Technical Field
The present invention generally relates to composite carbon materials, methods for making the same and devices containing the same.
Description of the Related Art
Lithium-based electrical storage devices have potential to replace devices currently used in any number of applications. For example, current lead acid automobile batteries are not adequate for next generation all-electric and hybrid electric vehicles due to irreversible, stable sulfate formations during discharge. Lithium ion batteries are a viable alternative to the lead-based systems currently used due to their capacity, and other considerations. Carbon is one of the primary materials used in both lithium secondary batteries and hybrid lithium-ion capacitors (LIC). The carbon anode typically stores lithium between layered graphite sheets through a mechanism called intercalation. Traditional lithium ion batteries are comprised of a graphitic carbon anode and a metal oxide cathode; however such graphitic anodes typically suffer from low power performance and limited capacity.

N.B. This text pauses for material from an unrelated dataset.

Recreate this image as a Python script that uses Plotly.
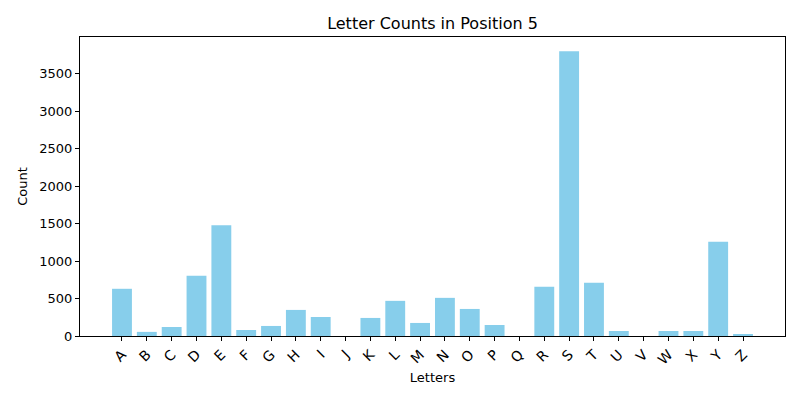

Silicon, Tin, and other lithium alloying electrochemical modifiers have also been proposed based on their ability to store very large amounts of lithium per unit weight. However, these materials are fundamentally limited by the substantial swelling that occurs when they are fully lithiated. This swelling and shrinkage when the lithium is removed results in an electrode that has limited cycle life and low power. The solution thus far has been to use very small amounts of alloying electrochemical modifier in a largely carbon electrode, but this approach does not impart the desired increase in lithium capacity. Finding a way to increase the alloying electrochemical modifier content in an anode composition while maintaining cycle stability is desired to increase capacity. A number of approaches have been utilized involving nano-structured alloying electrochemical modifier, blends of carbon with alloying electrochemical modifier, or deposition of alloying electrochemical modifier onto carbon using vacuum or high temperature. However none of these processes has proven to combine a scalable process that results in the desired properties.
Hard carbon materials have been proposed for use in lithium ion batteries, but the physical and chemical properties of known hard carbon materials are not optimized for use as anodes in lithium-based batteries. Thus, anodes comprising known hard carbon materials still suffer from many of the disadvantages of limited capacity and low first cycle efficiency. Hard carbon materials having properties optimized for use in lithium-based batteries are expected to address these deficiencies and provide other related advantages.
While significant advances have been made in the field, there continues to be a need in the art for improved hard carbon materials and for improvements to the approaches used for incorporating alloying electrochemical modifiers into these carbons in order to result in the desired material properties and electrochemical performance needed in electrical energy storage devices (e.g., lithium ion batteries). The present invention fulfills these needs and provides further related advantages.